• _Work to be completed_
Reproduce the listing below exactly. Pictures do not belong in the copy.

• _Recorded data_
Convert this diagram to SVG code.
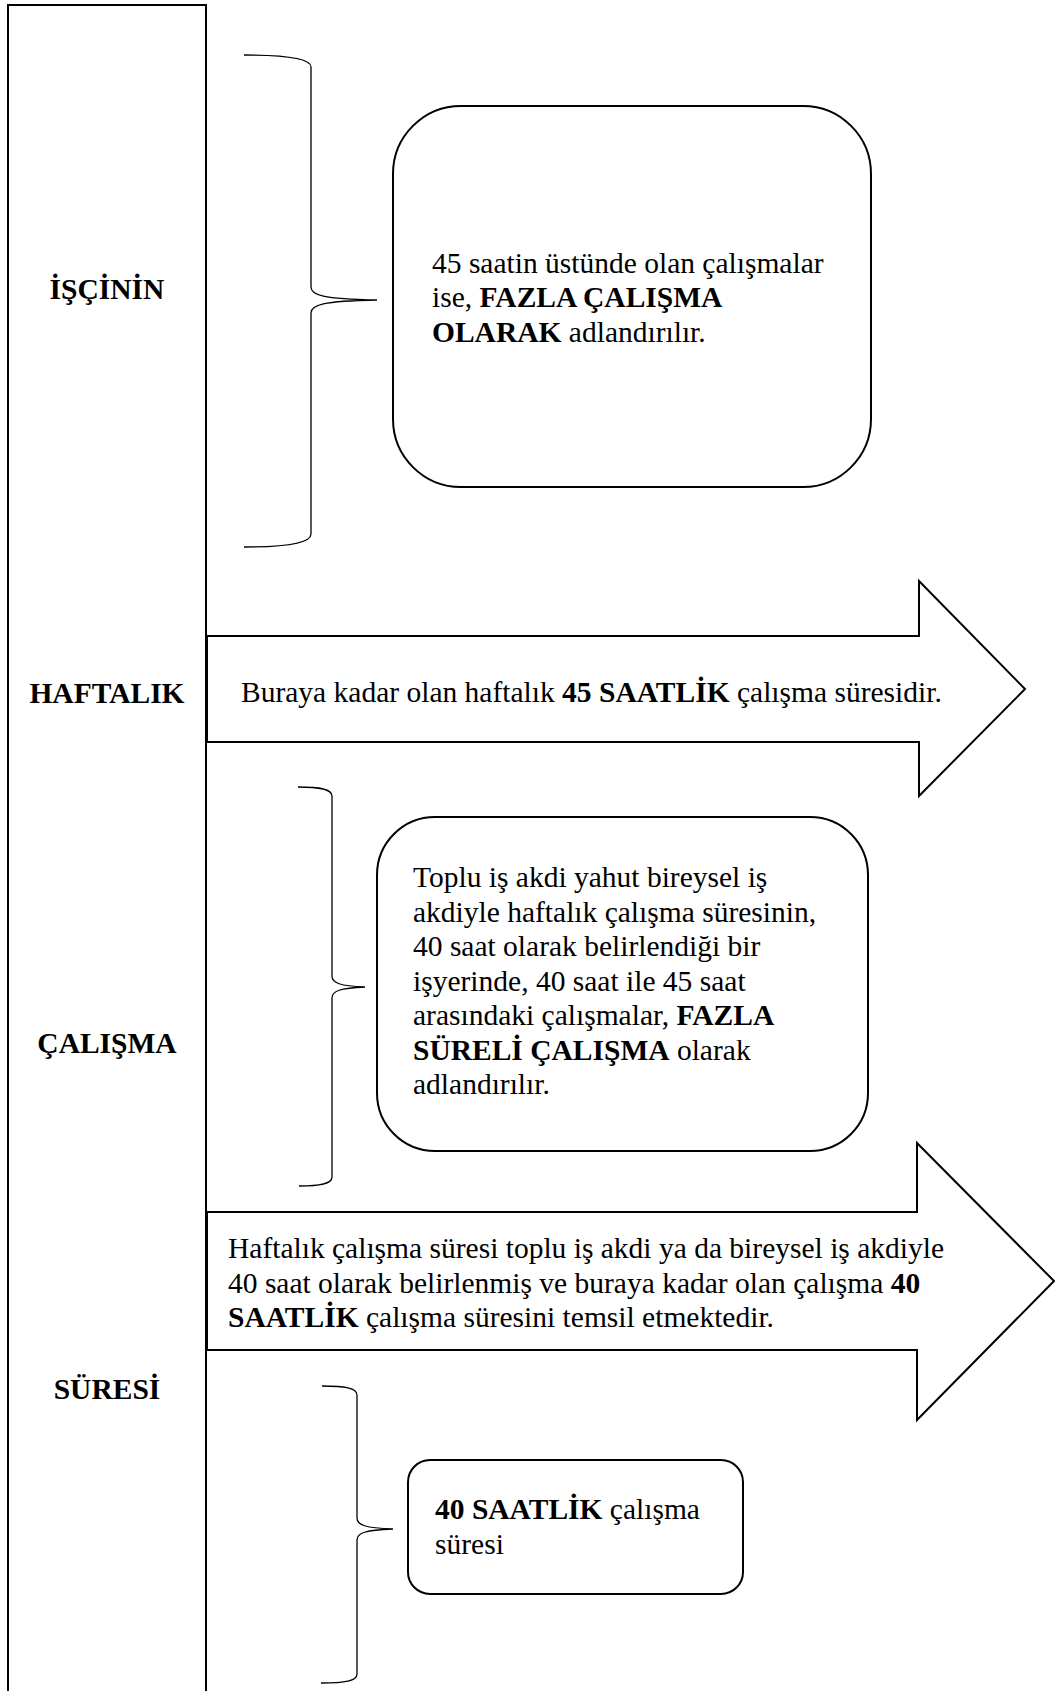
<svg xmlns="http://www.w3.org/2000/svg" width="1055" height="1691" viewBox="0 0 1055 1691">
<style>
.shape{fill:#fff;stroke:#000;stroke-width:2;stroke-linejoin:miter}
.brace{fill:none;stroke:#000;stroke-width:1.3}
text{font-family:"Liberation Serif","Times New Roman",serif;font-size:29.5px;fill:#000}
.b{font-weight:bold}
.lbl{font-weight:bold;text-anchor:middle}
</style>
<rect width="1055" height="1691" fill="#fff"/>
<g id="side-bar">
<rect class="shape" x="8" y="5" width="198" height="1700"/>
<text class="lbl" x="107" y="299">İŞÇİNİN</text>
<text class="lbl" x="107" y="703">HAFTALIK</text>
<text class="lbl" x="107" y="1053">ÇALIŞMA</text>
<text class="lbl" x="107" y="1399">SÜRESİ</text>
</g>
<g id="connectors">
<path class="brace" d="M244,55 C285,55 311,58 311,67 L311,287 C311,295 322,299 377,300 M377,300 C322,301 311,305 311,313 L311,534 C311,543 285,547 244,547"/>
<path class="brace" d="M298,787 C320,787 332,789 332,796 L332,976 C332,983 340,986 365,987 M365,987 C340,988 332,991 332,998 L332,1177 C332,1184 320,1186 299,1186"/>
<path class="brace" d="M322,1386 C345,1386 357,1388 357,1395 L357,1518 C357,1525 365,1528 393,1529 M393,1529 C365,1530 357,1533 357,1540 L357,1674 C357,1681 345,1683 321,1683"/>
</g>
<g id="box-fazla-calisma">
<rect class="shape" x="393" y="106" width="478" height="381" rx="68" ry="68"/>
<text x="432" y="273">45 saatin üstünde olan çalışmalar</text>
<text x="432" y="307.3">ise, <tspan class="b">FAZLA ÇALIŞMA</tspan></text>
<text x="432" y="341.6"><tspan class="b">OLARAK</tspan> adlandırılır.</text>
</g>
<g id="arrow-45">
<polygon class="shape" points="207,636 919,636 919,581 1025,689 919,796 919,742 207,742"/>
<text x="241" y="702">Buraya kadar olan haftalık <tspan class="b">45 SAATLİK</tspan> çalışma süresidir.</text>
</g>
<g id="box-fazla-sureli">
<rect class="shape" x="377" y="817" width="491" height="334" rx="58" ry="58"/>
<text x="413" y="887">Toplu iş akdi yahut bireysel iş</text>
<text x="413" y="921.5">akdiyle haftalık çalışma süresinin,</text>
<text x="413" y="956">40 saat olarak belirlendiği bir</text>
<text x="413" y="990.5">işyerinde, 40 saat ile 45 saat</text>
<text x="413" y="1025">arasındaki çalışmalar, <tspan class="b">FAZLA</tspan></text>
<text x="413" y="1059.5"><tspan class="b">SÜRELİ ÇALIŞMA</tspan> olarak</text>
<text x="413" y="1094">adlandırılır.</text>
</g>
<g id="arrow-40">
<polygon class="shape" points="207,1212 917,1212 917,1143 1054,1281 917,1420 917,1350 207,1350"/>
<text x="228" y="1258">Haftalık çalışma süresi toplu iş akdi ya da bireysel iş akdiyle</text>
<text x="228" y="1292.5">40 saat olarak belirlenmiş ve buraya kadar olan çalışma <tspan class="b">40</tspan></text>
<text x="228" y="1327"><tspan class="b">SAATLİK</tspan> çalışma süresini temsil etmektedir.</text>
</g>
<g id="box-40">
<rect class="shape" x="408" y="1460" width="335" height="134" rx="22" ry="22"/>
<text x="435" y="1519"><tspan class="b">40 SAATLİK</tspan> çalışma</text>
<text x="435" y="1553.5">süresi</text>
</g>
</svg>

• _Complete response_
Convert this diagram to SVG code.
<svg xmlns="http://www.w3.org/2000/svg" width="1055" height="1691" viewBox="0 0 1055 1691">
<style>
.shape{fill:#fff;stroke:#000;stroke-width:2;stroke-linejoin:miter}
.brace{fill:none;stroke:#000;stroke-width:1.3}
text{font-family:"Liberation Serif","Times New Roman",serif;font-size:29.5px;fill:#000}
.b{font-weight:bold}
.lbl{font-weight:bold;text-anchor:middle}
</style>
<rect width="1055" height="1691" fill="#fff"/>
<g id="side-bar">
<rect class="shape" x="8" y="5" width="198" height="1700"/>
<text class="lbl" x="107" y="299">İŞÇİNİN</text>
<text class="lbl" x="107" y="703">HAFTALIK</text>
<text class="lbl" x="107" y="1053">ÇALIŞMA</text>
<text class="lbl" x="107" y="1399">SÜRESİ</text>
</g>
<g id="connectors">
<path class="brace" d="M244,55 C285,55 311,58 311,67 L311,287 C311,295 322,299 377,300 M377,300 C322,301 311,305 311,313 L311,534 C311,543 285,547 244,547"/>
<path class="brace" d="M298,787 C320,787 332,789 332,796 L332,976 C332,983 340,986 365,987 M365,987 C340,988 332,991 332,998 L332,1177 C332,1184 320,1186 299,1186"/>
<path class="brace" d="M322,1386 C345,1386 357,1388 357,1395 L357,1518 C357,1525 365,1528 393,1529 M393,1529 C365,1530 357,1533 357,1540 L357,1674 C357,1681 345,1683 321,1683"/>
</g>
<g id="box-fazla-calisma">
<rect class="shape" x="393" y="106" width="478" height="381" rx="68" ry="68"/>
<text x="432" y="273">45 saatin üstünde olan çalışmalar</text>
<text x="432" y="307.3">ise, <tspan class="b">FAZLA ÇALIŞMA</tspan></text>
<text x="432" y="341.6"><tspan class="b">OLARAK</tspan> adlandırılır.</text>
</g>
<g id="arrow-45">
<polygon class="shape" points="207,636 919,636 919,581 1025,689 919,796 919,742 207,742"/>
<text x="241" y="702">Buraya kadar olan haftalık <tspan class="b">45 SAATLİK</tspan> çalışma süresidir.</text>
</g>
<g id="box-fazla-sureli">
<rect class="shape" x="377" y="817" width="491" height="334" rx="58" ry="58"/>
<text x="413" y="887">Toplu iş akdi yahut bireysel iş</text>
<text x="413" y="921.5">akdiyle haftalık çalışma süresinin,</text>
<text x="413" y="956">40 saat olarak belirlendiği bir</text>
<text x="413" y="990.5">işyerinde, 40 saat ile 45 saat</text>
<text x="413" y="1025">arasındaki çalışmalar, <tspan class="b">FAZLA</tspan></text>
<text x="413" y="1059.5"><tspan class="b">SÜRELİ ÇALIŞMA</tspan> olarak</text>
<text x="413" y="1094">adlandırılır.</text>
</g>
<g id="arrow-40">
<polygon class="shape" points="207,1212 917,1212 917,1143 1054,1281 917,1420 917,1350 207,1350"/>
<text x="228" y="1258">Haftalık çalışma süresi toplu iş akdi ya da bireysel iş akdiyle</text>
<text x="228" y="1292.5">40 saat olarak belirlenmiş ve buraya kadar olan çalışma <tspan class="b">40</tspan></text>
<text x="228" y="1327"><tspan class="b">SAATLİK</tspan> çalışma süresini temsil etmektedir.</text>
</g>
<g id="box-40">
<rect class="shape" x="408" y="1460" width="335" height="134" rx="22" ry="22"/>
<text x="435" y="1519"><tspan class="b">40 SAATLİK</tspan> çalışma</text>
<text x="435" y="1553.5">süresi</text>
</g>
</svg>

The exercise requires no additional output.